The area is fraught with tension between rival claimants to its resource-rich seabed. China is one of them, and resents what it regards as American interference. On June 4th a Chinese foreign ministry spokesman described America’s attempts to boost its military partnerships in Asia as “untimely”. Undeterred, Mr Panetta flew on to Delhi for talks in another Asian country wary of China.

Oddly, however, China’s leaders passed up an opportunity to match the Americans with some military schmoozing of their own. Unlike last year, when China sent its defence minister, Liang Guanglie, to the Shangri-La Dialogue, this year the highest-ranking Chinese delegate was a senior military academic, Lieutenant-General Ren Haiquan. This was a marked scaling back of China’s engagement with the forum, which has become an important venue for informal contact between Asia-Pacific military chiefs (as well as some from Europe) since it was launched in 2002.

John Chipman, the director of the International Institute for Strategic Studies (IISS), a London-based think-tank which organises the event, told participants that Chinese officials informed him in March that “travel schedules and domestic priorities” would make it difficult for China to send its minister this year. Domestic factors are the more plausible explanation. In the month leading up to the Shangri-La Dialogue, General Liang had visited Washington, DC (the first Chinese defence minister to do so in nine years) and attended a meeting of South-East Asian defence ministers in the Cambodian capital, Phnom Penh.

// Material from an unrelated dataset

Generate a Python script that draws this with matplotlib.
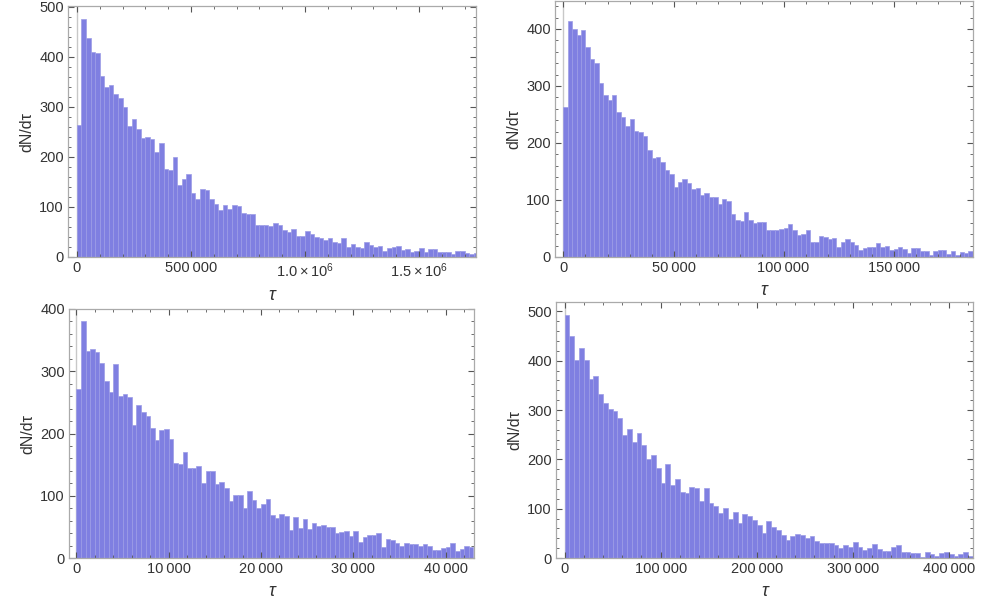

But those events were more easily choreographed than the Singapore forum, where last year he was peppered with questions about China’s armed forces.

With the approach this autumn of sweeping leadership changes in China’s civilian and military leadership, it is not surprising that General Liang has turned even more shy than usual (it took the IISS ten years to secure attendance by a Chinese defence minister, even though the office ranks relatively low in China’s military hierarchy compared with other countries). The leadership transition has been unusually troubled since the flight of a senior regional official to an American consulate in February. This led to the detention of the wife of a powerful regional chief, Bo Xilai, on suspicion of murder, and the suspension of Mr Bo himself from the Communist Party’s ruling Politburo.

Whose finger on the trigger?

Party leaders appear to be worried that the Bo scandal and uncertainty surrounding the leadership handover might create political confusion within the armed forces. There has been persistent speculation that Mr Bo enjoyed close ties with military leaders (his late father, Bo Yibo, was a comrade-in-arms of Mao Zedong).

In recent weeks numerous articles have appeared in the official media attacking the notion of placing the armed forces under the control of the state, rather than the party. Some liberal intellectuals believe such a shift of allegiance would help prevent the army from being used by the party to serve its own ends, as it was in the crushing of the Tiananmen Square protests in 1989 (see article). The vehemence of these articles hints at concerns among party leaders that the idea might enjoy some support within the armed forces.

Compounding the leadership’s unease is news reported by foreign media of the discovery of a spy working for America at the heart of the Ministry of State Security, China’s espionage and counter-intelligence service. The alleged mole reportedly worked for a deputy minister. In a possibly related development, tighter restrictions on contact with foreigners have been imposed on academics at the China Institutes of Contemporary International Relations, a think-tank under the ministry known to insiders as “department eight”. Its researchers are frequent participants at international conferences.

China’s military leadership is unlikely to be too concerned about skipping an international gathering at such a sensitive time. In the words of a former senior official at the Pentagon, who struggled with limited success to prise the Chinese army out of its shell: when they engage with the outside world, they just don’t understand how to do “warm and fuzzy”.